16.5. analyse possibilities for commercial media to fulfil public service missions, for instance by providing specific audiovisual works, programmes, channels or services, and thus to receive public financial support;

16.6. ask their governments to sign and ratify the European Convention for the Protection of the Audiovisual Heritage (ETS No. 183), if they have not yet done so, and analyse possibilities for preserving the audiovisual archives of their public service broadcasters as part of cultural heritage in accordance with this convention.

17. The Assembly welcomes the Action Plan on public service media adopted by the ministers participating in the Council of Europe’s Conference of Ministers responsible for Media and New Communication Services (Reykjavik, 28-29 May 2009) and invites the ministers to reaffirm at national level:

17.1. the importance of public service media responding to their national or regional requirements through a clear mission, a sustainable structure and adequate long-term funding determined at national level;

17.2. that public service broadcasters should, in accordance with changing user demands, utilise new technologies to increase the accessibility of their services and offer new services including interactive and on-demand media services on all available platforms so as to reach all audiences, and in particular young people;

17.3. the importance of co-ordinating Europe-wide their national policies for public service broadcasting through regular ministerial meetings at the level of the Council of Europe as well as its Steering Committee for the Media and New Communication Services.

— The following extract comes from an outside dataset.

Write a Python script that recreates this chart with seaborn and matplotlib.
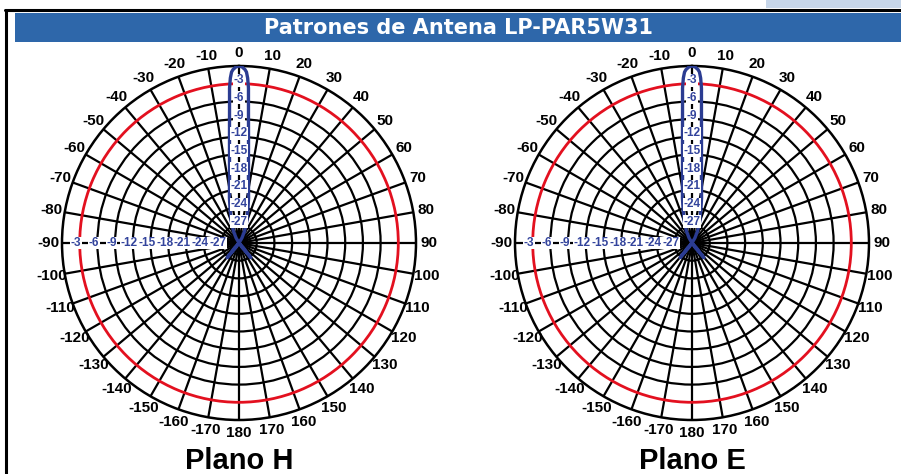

18. The Assembly recommends that the Committee of Ministers:

18.1. forward this recommendation to competent ministries, regulatory bodies for broadcasting and public service broadcasters in their country;

18.2. ask the European Audiovisual Observatory to collect information about the funding of public service media in Europe;

18.3. analyse, together with the European Broadcasting Union, possibilities for cross-border co-operation of national public service broadcasters, for example in the joint production of audiovisual works and programmes, the joint use of archives, technical equipment and human resources and the joint acquisition of transmission rights;

18.4. call on member states’ governments as well as the European Community to sign and ratify the European Convention for the Protection of the Audiovisual Heritage, if they have not yet done so.


1. Assembly debate on 25 June 2009 (25th Sitting) (see Doc. 11848, report of the Committee on Culture, Science and Education, rapporteur: Mr Laukkanen; and Doc. 11915, opinion of the Political Affairs Committee, rapporteur: Mr MacShane). Text adopted by the Assembly on 25 June 2009 (25th Sitting).